_Job_. Restate the full listing word for word and leave the pictures out.

_Collected data_.
##########

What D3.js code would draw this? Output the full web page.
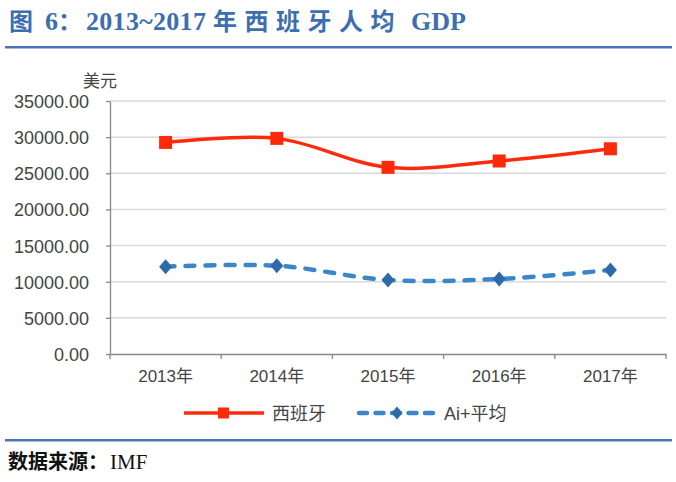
<!DOCTYPE html>
<html><head><meta charset="utf-8">
<script src="https://cdn.jsdelivr.net/npm/d3@7"></script>
<style>body{margin:0;background:#fff;} svg{display:block;}</style>
</head><body>
<script>
const categories = ["2013年","2014年","2015年","2016年","2017年"];
const spain = [29270, 29830, 25820, 26700, 28390];
const aiAvg = [12080, 12220, 10240, 10380, 11620];
const yTicks = [0,5000,10000,15000,20000,25000,30000,35000];
const seriesNames = ["西班牙","Ai+平均"];
const sourceText = "数据来源：IMF";
const unitText = "美元";

const W=676,H=482;
const svg=d3.select("body").append("svg").attr("width",W).attr("height",H);
const serif="'Times New Roman','Liberation Serif','Noto Sans CJK SC',serif";
const cjk="'Noto Sans CJK SC',sans-serif";
const sans="'Liberation Sans',Arial,'Noto Sans CJK SC',sans-serif";
const blueT="#3c6eb0";

const title=svg.append("text").attr("y",30).attr("fill",blueT).attr("font-weight","bold").attr("font-size",24);
title.append("tspan").attr("x",9).attr("font-family",cjk).text("图");
title.append("tspan").attr("x",45).attr("font-family",serif).attr("font-size",26).text("6");
title.append("tspan").attr("x",58).attr("font-family",cjk).text("：");
title.append("tspan").attr("x",86).attr("font-family",serif).attr("font-size",26).attr("letter-spacing",0.3).text("2013~2017");
title.append("tspan").attr("x",213).attr("font-family",cjk).attr("letter-spacing",7.5).text("年西班牙人均");
title.append("tspan").attr("x",411).attr("font-family",serif).attr("font-size",26).text("GDP");

svg.append("rect").attr("x",5).attr("y",46).attr("width",667).attr("height",2.5).attr("fill","#4a74b8");
svg.append("rect").attr("x",5).attr("y",439).attr("width",667).attr("height",2.5).attr("fill","#4a74b8");
const src=svg.append("text").attr("x",8).attr("y",469).attr("font-size",20).attr("fill","#111");
src.append("tspan").attr("font-family",cjk).attr("font-weight","bold").text("数据来源：");
src.append("tspan").attr("x",110).attr("font-family",serif).attr("font-size",21).text("IMF");

const x=d3.scaleBand().domain(categories).range([110,666]);
const y=d3.scaleLinear().domain([0,35000]).range([354,101]);

svg.append("g").selectAll("line").data(yTicks.filter(d=>d>0)).join("line")
  .attr("x1",110).attr("x2",666).attr("y1",d=>y(d)).attr("y2",d=>y(d))
  .attr("stroke","#d9d9d9").attr("stroke-width",1.5);

const ya=svg.append("g").attr("transform","translate(110,0)")
  .call(d3.axisLeft(y).tickValues(yTicks).tickFormat(d=>d.toFixed(2)).tickSize(4).tickSizeOuter(0));
ya.select(".domain").attr("stroke","#888").attr("stroke-width",1.3);
ya.selectAll(".tick line").attr("stroke","#888").attr("stroke-width",1.3);
ya.selectAll(".tick text").attr("font-family",sans).attr("font-size",18).attr("fill","#444").attr("x",-21).attr("dy","0.36em");

const xa=svg.append("g").attr("transform","translate(0,354)")
  .call(d3.axisBottom(x).tickSize(0).tickSizeOuter(0));
xa.select(".domain").attr("stroke","#888").attr("stroke-width",1.3);
xa.selectAll(".bt").data(d3.range(categories.length+1)).join("line")
  .attr("x1",i=>x.range()[0]+i*x.bandwidth()).attr("x2",i=>x.range()[0]+i*x.bandwidth())
  .attr("y1",0).attr("y2",5).attr("stroke","#888").attr("stroke-width",1.3);
xa.selectAll(".tick text").attr("font-family",sans).attr("font-size",17).attr("fill","#444").attr("y",16);

svg.append("text").attr("x",83).attr("y",87).attr("font-family",sans).attr("font-size",17).attr("fill","#444").text(unitText);

const cx=d=>x(d)+x.bandwidth()/2;
const line=d3.line().x((d,i)=>cx(categories[i])).y(d=>y(d)).curve(d3.curveCatmullRom.alpha(0.5));
const red="#ff2a0a", blue="#3a86c8", blueD="#2f6aa8";

svg.append("path").attr("d",line(spain)).attr("fill","none").attr("stroke",red).attr("stroke-width",3.5);
svg.append("path").attr("d",line(aiAvg)).attr("fill","none").attr("stroke",blue).attr("stroke-width",4.5)
  .attr("stroke-dasharray","9,11").attr("stroke-linecap","round");

svg.append("g").selectAll("rect").data(spain).join("rect")
  .attr("x",(d,i)=>cx(categories[i])-6.5).attr("y",d=>y(d)-6.5).attr("width",13).attr("height",13).attr("fill",red);
const diamondPath=(hw,hh)=>`M0,${-hh}L${hw},0L0,${hh}L${-hw},0Z`;
svg.append("g").selectAll("path").data(aiAvg).join("path")
  .attr("d",diamondPath(6.5,7.5)).attr("transform",(d,i)=>`translate(${cx(categories[i])},${y(d)})`).attr("fill",blueD);

const ly=413;
svg.append("line").attr("x1",184).attr("x2",264).attr("y1",ly).attr("y2",ly).attr("stroke",red).attr("stroke-width",3.5);
svg.append("rect").attr("x",218).attr("y",ly-5.5).attr("width",11).attr("height",11).attr("fill",red);
svg.append("text").attr("x",272).attr("y",ly+6.5).attr("font-family",sans).attr("font-size",18).attr("fill","#444").text(seriesNames[0]);
svg.append("line").attr("x1",359).attr("x2",437).attr("y1",ly).attr("y2",ly).attr("stroke",blue).attr("stroke-width",4.5)
  .attr("stroke-dasharray","8,8.5").attr("stroke-linecap","round");
svg.append("path").attr("d",diamondPath(5.5,6.5)).attr("transform",`translate(397,${ly})`).attr("fill",blueD);
svg.append("text").attr("x",444).attr("y",ly+6.5).attr("font-family",sans).attr("font-size",18).attr("fill","#444").text(seriesNames[1]);
</script>
</body></html>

##########

_Output of the task_.
What D3.js code would draw this? Output the full web page.
<!DOCTYPE html>
<html><head><meta charset="utf-8">
<script src="https://cdn.jsdelivr.net/npm/d3@7"></script>
<style>body{margin:0;background:#fff;} svg{display:block;}</style>
</head><body>
<script>
const categories = ["2013年","2014年","2015年","2016年","2017年"];
const spain = [29270, 29830, 25820, 26700, 28390];
const aiAvg = [12080, 12220, 10240, 10380, 11620];
const yTicks = [0,5000,10000,15000,20000,25000,30000,35000];
const seriesNames = ["西班牙","Ai+平均"];
const sourceText = "数据来源：IMF";
const unitText = "美元";

const W=676,H=482;
const svg=d3.select("body").append("svg").attr("width",W).attr("height",H);
const serif="'Times New Roman','Liberation Serif','Noto Sans CJK SC',serif";
const cjk="'Noto Sans CJK SC',sans-serif";
const sans="'Liberation Sans',Arial,'Noto Sans CJK SC',sans-serif";
const blueT="#3c6eb0";

const title=svg.append("text").attr("y",30).attr("fill",blueT).attr("font-weight","bold").attr("font-size",24);
title.append("tspan").attr("x",9).attr("font-family",cjk).text("图");
title.append("tspan").attr("x",45).attr("font-family",serif).attr("font-size",26).text("6");
title.append("tspan").attr("x",58).attr("font-family",cjk).text("：");
title.append("tspan").attr("x",86).attr("font-family",serif).attr("font-size",26).attr("letter-spacing",0.3).text("2013~2017");
title.append("tspan").attr("x",213).attr("font-family",cjk).attr("letter-spacing",7.5).text("年西班牙人均");
title.append("tspan").attr("x",411).attr("font-family",serif).attr("font-size",26).text("GDP");

svg.append("rect").attr("x",5).attr("y",46).attr("width",667).attr("height",2.5).attr("fill","#4a74b8");
svg.append("rect").attr("x",5).attr("y",439).attr("width",667).attr("height",2.5).attr("fill","#4a74b8");
const src=svg.append("text").attr("x",8).attr("y",469).attr("font-size",20).attr("fill","#111");
src.append("tspan").attr("font-family",cjk).attr("font-weight","bold").text("数据来源：");
src.append("tspan").attr("x",110).attr("font-family",serif).attr("font-size",21).text("IMF");

const x=d3.scaleBand().domain(categories).range([110,666]);
const y=d3.scaleLinear().domain([0,35000]).range([354,101]);

svg.append("g").selectAll("line").data(yTicks.filter(d=>d>0)).join("line")
  .attr("x1",110).attr("x2",666).attr("y1",d=>y(d)).attr("y2",d=>y(d))
  .attr("stroke","#d9d9d9").attr("stroke-width",1.5);

const ya=svg.append("g").attr("transform","translate(110,0)")
  .call(d3.axisLeft(y).tickValues(yTicks).tickFormat(d=>d.toFixed(2)).tickSize(4).tickSizeOuter(0));
ya.select(".domain").attr("stroke","#888").attr("stroke-width",1.3);
ya.selectAll(".tick line").attr("stroke","#888").attr("stroke-width",1.3);
ya.selectAll(".tick text").attr("font-family",sans).attr("font-size",18).attr("fill","#444").attr("x",-21).attr("dy","0.36em");

const xa=svg.append("g").attr("transform","translate(0,354)")
  .call(d3.axisBottom(x).tickSize(0).tickSizeOuter(0));
xa.select(".domain").attr("stroke","#888").attr("stroke-width",1.3);
xa.selectAll(".bt").data(d3.range(categories.length+1)).join("line")
  .attr("x1",i=>x.range()[0]+i*x.bandwidth()).attr("x2",i=>x.range()[0]+i*x.bandwidth())
  .attr("y1",0).attr("y2",5).attr("stroke","#888").attr("stroke-width",1.3);
xa.selectAll(".tick text").attr("font-family",sans).attr("font-size",17).attr("fill","#444").attr("y",16);

svg.append("text").attr("x",83).attr("y",87).attr("font-family",sans).attr("font-size",17).attr("fill","#444").text(unitText);

const cx=d=>x(d)+x.bandwidth()/2;
const line=d3.line().x((d,i)=>cx(categories[i])).y(d=>y(d)).curve(d3.curveCatmullRom.alpha(0.5));
const red="#ff2a0a", blue="#3a86c8", blueD="#2f6aa8";

svg.append("path").attr("d",line(spain)).attr("fill","none").attr("stroke",red).attr("stroke-width",3.5);
svg.append("path").attr("d",line(aiAvg)).attr("fill","none").attr("stroke",blue).attr("stroke-width",4.5)
  .attr("stroke-dasharray","9,11").attr("stroke-linecap","round");

svg.append("g").selectAll("rect").data(spain).join("rect")
  .attr("x",(d,i)=>cx(categories[i])-6.5).attr("y",d=>y(d)-6.5).attr("width",13).attr("height",13).attr("fill",red);
const diamondPath=(hw,hh)=>`M0,${-hh}L${hw},0L0,${hh}L${-hw},0Z`;
svg.append("g").selectAll("path").data(aiAvg).join("path")
  .attr("d",diamondPath(6.5,7.5)).attr("transform",(d,i)=>`translate(${cx(categories[i])},${y(d)})`).attr("fill",blueD);

const ly=413;
svg.append("line").attr("x1",184).attr("x2",264).attr("y1",ly).attr("y2",ly).attr("stroke",red).attr("stroke-width",3.5);
svg.append("rect").attr("x",218).attr("y",ly-5.5).attr("width",11).attr("height",11).attr("fill",red);
svg.append("text").attr("x",272).attr("y",ly+6.5).attr("font-family",sans).attr("font-size",18).attr("fill","#444").text(seriesNames[0]);
svg.append("line").attr("x1",359).attr("x2",437).attr("y1",ly).attr("y2",ly).attr("stroke",blue).attr("stroke-width",4.5)
  .attr("stroke-dasharray","8,8.5").attr("stroke-linecap","round");
svg.append("path").attr("d",diamondPath(5.5,6.5)).attr("transform",`translate(397,${ly})`).attr("fill",blueD);
svg.append("text").attr("x",444).attr("y",ly+6.5).attr("font-family",sans).attr("font-size",18).attr("fill","#444").text(seriesNames[1]);
</script>
</body></html>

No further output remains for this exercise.